Chinese name (Buji Station)
- Chinese: 布吉站

Standard Mandarin
- Hanyu Pinyin: Bùjí Zhàn

Yue: Cantonese
- Yale Romanization: Bou gāt Jaahm
- Jyutping: bou3 gat1 zaam6

General information
- Other names: Shenzhen East
- Location: Longgang District, Shenzhen, Guangdong China
- Coordinates: 22°36′14″N 114°06′52″E﻿ / ﻿22.60389°N 114.11444°E
- Operated by: China Railway Corporation
- Lines: Guangzhou–Shenzhen Railway; Beijing–Kowloon Railway;
- Platforms: 11 (5 island platforms, 1 side platform)

History
- Opened: 1911, 2012 (current station building)
- Previous names: Buji

Services
| Preceding station | China Railway |  |  | Following station |
| Pinghu towards Guangzhou |  | Guangzhou–Shenzhen railway |  | Sungang towards Shenzhen |
| Pinghu towards Beijing West |  | Beijing–Kowloon railway |  | Sungang towards Hung Hom |

Location

= Shenzhen East railway station =

Railway station in Shenzhen, Guangdong, China

Shenzhendong (East) railway station (深圳东站 (深圳東站, Shēnzhèndōng Zhàn)), formerly Pu Kut station and Buji station (布吉站), is located in Buji Subdistrict, Longgang District, Shenzhen, in Guangdong. It is a station on the Guangzhou–Shenzhen Railway.

==History==
The station opened in 1911 as a freight and Level 3 passenger station (三等站) on the Kowloon–Canton Railway. Initial renovation works commenced in 2004. The station building was demolished in April 2008, and work began on the construction of a new passenger hub that was completed by the end of October 2012.

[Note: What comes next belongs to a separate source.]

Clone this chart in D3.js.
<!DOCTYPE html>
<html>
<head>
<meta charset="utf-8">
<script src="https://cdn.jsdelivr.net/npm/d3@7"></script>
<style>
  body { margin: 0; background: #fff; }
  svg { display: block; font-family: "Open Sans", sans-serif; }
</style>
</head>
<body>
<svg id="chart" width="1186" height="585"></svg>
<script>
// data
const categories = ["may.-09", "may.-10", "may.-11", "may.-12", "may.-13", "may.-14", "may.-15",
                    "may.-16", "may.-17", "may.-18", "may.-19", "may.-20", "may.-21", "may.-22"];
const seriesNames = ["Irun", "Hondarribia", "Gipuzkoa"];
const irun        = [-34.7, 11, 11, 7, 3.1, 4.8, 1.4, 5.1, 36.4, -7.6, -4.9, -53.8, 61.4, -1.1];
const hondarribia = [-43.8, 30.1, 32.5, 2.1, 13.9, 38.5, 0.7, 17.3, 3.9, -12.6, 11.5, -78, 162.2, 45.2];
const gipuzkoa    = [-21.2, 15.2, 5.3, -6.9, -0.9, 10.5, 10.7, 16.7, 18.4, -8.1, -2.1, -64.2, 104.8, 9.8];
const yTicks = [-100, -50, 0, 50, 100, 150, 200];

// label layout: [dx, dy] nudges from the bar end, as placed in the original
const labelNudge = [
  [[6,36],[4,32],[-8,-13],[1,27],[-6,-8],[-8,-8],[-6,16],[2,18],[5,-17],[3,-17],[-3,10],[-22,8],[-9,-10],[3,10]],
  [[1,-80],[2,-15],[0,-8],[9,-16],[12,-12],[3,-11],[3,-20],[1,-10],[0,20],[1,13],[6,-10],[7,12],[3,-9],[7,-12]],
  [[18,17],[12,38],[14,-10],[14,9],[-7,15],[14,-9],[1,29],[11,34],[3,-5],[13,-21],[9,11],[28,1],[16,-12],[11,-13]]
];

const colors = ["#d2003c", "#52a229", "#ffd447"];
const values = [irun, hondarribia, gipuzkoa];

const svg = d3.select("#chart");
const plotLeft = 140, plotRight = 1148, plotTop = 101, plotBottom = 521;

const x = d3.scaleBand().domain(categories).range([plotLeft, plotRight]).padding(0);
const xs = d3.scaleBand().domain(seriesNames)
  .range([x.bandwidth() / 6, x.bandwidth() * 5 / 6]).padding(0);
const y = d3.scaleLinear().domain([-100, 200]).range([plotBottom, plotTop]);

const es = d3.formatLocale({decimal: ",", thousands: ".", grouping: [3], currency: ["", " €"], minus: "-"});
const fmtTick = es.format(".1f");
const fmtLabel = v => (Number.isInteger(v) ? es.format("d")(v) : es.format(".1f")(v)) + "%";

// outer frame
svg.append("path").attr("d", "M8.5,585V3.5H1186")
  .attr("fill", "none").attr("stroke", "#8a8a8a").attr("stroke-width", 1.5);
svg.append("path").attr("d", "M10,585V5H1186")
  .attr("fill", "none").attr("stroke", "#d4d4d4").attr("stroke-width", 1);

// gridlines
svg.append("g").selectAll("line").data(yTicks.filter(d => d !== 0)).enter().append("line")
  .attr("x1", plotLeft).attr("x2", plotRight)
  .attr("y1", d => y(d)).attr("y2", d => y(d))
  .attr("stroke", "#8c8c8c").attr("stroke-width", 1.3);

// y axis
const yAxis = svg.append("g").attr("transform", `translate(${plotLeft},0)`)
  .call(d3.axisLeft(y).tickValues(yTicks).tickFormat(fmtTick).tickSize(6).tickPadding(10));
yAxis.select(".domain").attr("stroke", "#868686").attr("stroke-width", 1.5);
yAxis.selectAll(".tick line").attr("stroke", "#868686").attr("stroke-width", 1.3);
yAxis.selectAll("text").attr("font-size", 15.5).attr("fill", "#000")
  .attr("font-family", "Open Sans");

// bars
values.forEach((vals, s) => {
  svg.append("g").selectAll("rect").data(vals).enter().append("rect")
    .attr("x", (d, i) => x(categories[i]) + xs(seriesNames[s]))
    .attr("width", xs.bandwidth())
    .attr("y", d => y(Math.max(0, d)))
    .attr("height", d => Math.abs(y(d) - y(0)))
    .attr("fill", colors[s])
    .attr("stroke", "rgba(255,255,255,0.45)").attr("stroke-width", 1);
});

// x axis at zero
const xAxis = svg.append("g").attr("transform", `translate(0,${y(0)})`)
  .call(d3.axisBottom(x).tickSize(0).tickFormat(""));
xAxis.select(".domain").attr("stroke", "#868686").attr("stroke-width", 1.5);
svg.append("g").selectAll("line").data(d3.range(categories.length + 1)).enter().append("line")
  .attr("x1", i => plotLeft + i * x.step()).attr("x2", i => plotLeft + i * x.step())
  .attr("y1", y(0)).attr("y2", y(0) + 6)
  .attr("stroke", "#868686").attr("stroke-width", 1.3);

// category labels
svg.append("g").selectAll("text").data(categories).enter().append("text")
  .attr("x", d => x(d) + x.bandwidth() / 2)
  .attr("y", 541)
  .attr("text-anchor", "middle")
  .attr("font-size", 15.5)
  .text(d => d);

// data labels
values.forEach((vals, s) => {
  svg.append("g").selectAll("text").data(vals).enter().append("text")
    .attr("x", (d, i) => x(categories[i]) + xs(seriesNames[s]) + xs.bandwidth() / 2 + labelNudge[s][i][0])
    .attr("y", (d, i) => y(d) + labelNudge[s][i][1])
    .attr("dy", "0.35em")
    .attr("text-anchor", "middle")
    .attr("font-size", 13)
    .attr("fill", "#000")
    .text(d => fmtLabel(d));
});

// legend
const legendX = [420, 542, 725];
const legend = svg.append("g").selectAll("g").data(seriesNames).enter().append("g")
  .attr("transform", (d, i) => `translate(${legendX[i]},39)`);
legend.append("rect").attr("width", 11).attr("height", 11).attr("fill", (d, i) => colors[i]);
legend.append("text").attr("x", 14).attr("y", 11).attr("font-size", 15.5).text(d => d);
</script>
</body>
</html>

In September 2012, it was announced that the new station would be named "Shenzhen East Station". The Shenzhen East name was originally assigned to a proposed Longgang Station on the Xiamen–Shenzhen Railway, currently named Shenzhen Pingshan Station.

==Structure==

The renovated station began operating 21 December 2012. The 127,000-square-meter hub houses the Guangzhou-Shenzhen Railway, serving 3 separate railway lines (2 high-speed lines and 1 conventional rail line). The completed station building features 3 ticket halls and a waiting hall of 7,100m^{2}. There are 6 north-south platforms serving 11 tracks on the main platform level. Separate east-west platforms will serve trains on the Xiamen-Shenzhen High-Speed Railway (u/c). The station is adjacent to Buji Station on the Shenzhen Metro, served by Line 3, Line 5 and Line 14.

==Train services==

C8004, a Guangzhou–Shenzhen Railway intercity train, is passing through Shenzhen East railway station without stopping.

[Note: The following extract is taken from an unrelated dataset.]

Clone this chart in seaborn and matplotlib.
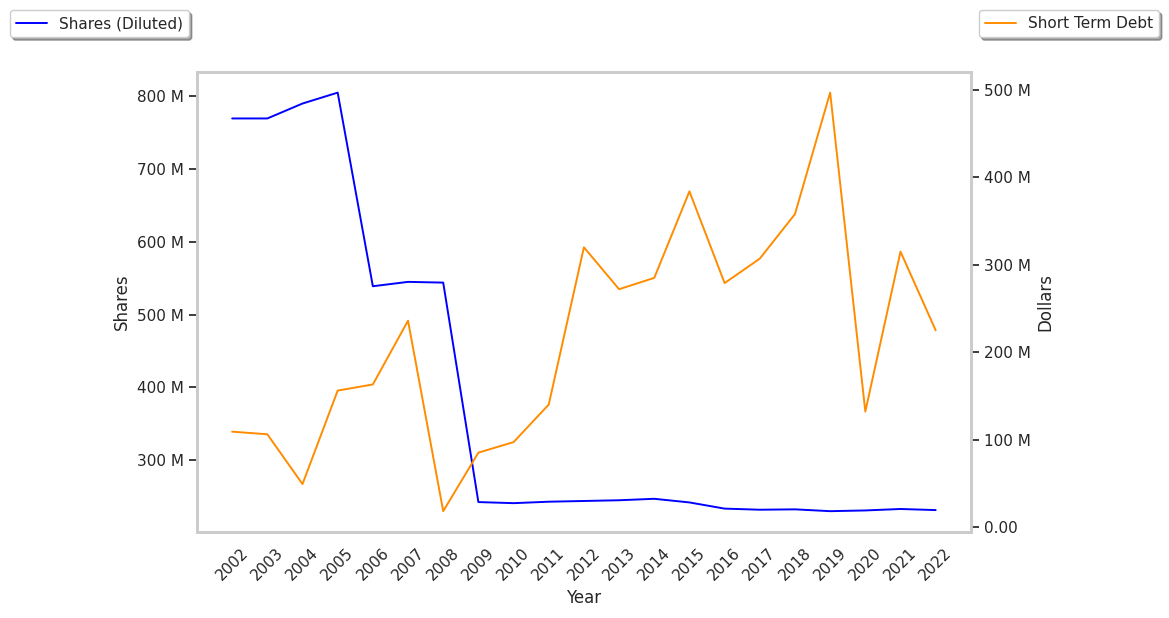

The new Shenzhen East will handle middle- and long-distance, lower-speed trains, including trains to Sichuan, Hunan, Hubei, Jiangxi and Anhui provinces. Shenzhen railway station will be the main hub for intercity trains in Guangdong Province, for example, and its current long-distance trains to Beijing, Shanghai, Chengdu, Guilin and Fuzhou will be relocated to Shenzhen East in the future.

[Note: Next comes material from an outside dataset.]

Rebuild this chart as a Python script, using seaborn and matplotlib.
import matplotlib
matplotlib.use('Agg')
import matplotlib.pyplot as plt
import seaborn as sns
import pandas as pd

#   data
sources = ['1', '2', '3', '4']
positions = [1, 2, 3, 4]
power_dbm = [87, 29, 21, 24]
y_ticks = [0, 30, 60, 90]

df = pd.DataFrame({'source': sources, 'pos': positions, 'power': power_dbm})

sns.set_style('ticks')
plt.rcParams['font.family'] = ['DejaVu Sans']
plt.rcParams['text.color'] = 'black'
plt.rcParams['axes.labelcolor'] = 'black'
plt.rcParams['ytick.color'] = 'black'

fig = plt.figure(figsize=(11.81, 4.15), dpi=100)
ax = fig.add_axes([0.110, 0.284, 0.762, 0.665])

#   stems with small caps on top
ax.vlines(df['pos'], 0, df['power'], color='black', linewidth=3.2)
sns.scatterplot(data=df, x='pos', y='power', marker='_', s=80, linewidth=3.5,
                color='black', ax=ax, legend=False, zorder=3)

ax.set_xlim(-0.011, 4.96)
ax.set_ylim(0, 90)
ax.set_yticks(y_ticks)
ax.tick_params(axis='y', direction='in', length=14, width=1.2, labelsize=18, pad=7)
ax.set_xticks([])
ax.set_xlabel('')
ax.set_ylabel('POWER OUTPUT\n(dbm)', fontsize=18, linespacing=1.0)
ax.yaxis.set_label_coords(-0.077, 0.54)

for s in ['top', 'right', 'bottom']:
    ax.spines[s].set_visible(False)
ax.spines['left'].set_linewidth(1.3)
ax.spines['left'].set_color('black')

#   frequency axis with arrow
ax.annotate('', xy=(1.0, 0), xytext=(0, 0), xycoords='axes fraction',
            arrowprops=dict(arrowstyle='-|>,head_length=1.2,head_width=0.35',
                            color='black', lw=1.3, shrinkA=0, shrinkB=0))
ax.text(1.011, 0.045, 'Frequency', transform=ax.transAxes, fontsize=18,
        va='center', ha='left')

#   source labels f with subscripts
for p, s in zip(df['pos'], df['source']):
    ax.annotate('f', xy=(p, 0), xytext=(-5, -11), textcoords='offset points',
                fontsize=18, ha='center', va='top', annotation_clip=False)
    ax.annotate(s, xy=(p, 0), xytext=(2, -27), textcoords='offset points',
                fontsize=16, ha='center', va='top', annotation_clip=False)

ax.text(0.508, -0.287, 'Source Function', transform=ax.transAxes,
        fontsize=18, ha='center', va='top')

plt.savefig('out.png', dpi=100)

This station was initially designed for stopping by Guangzhou–Shenzhen Railway intercity trains but the plan was abandoned after construction was nearly completed, and Pinghu has become the additional station for intercity trains afterwards.

Shenzhen East station is now mainly used for non-high-speed services, while starting 10 January 2024, a pair of regularly operating "D-prefix" train, namely D146/7 and D148/5, heading to Zhengzhou station is added where CR200J1-C trains are in use as of January 2024.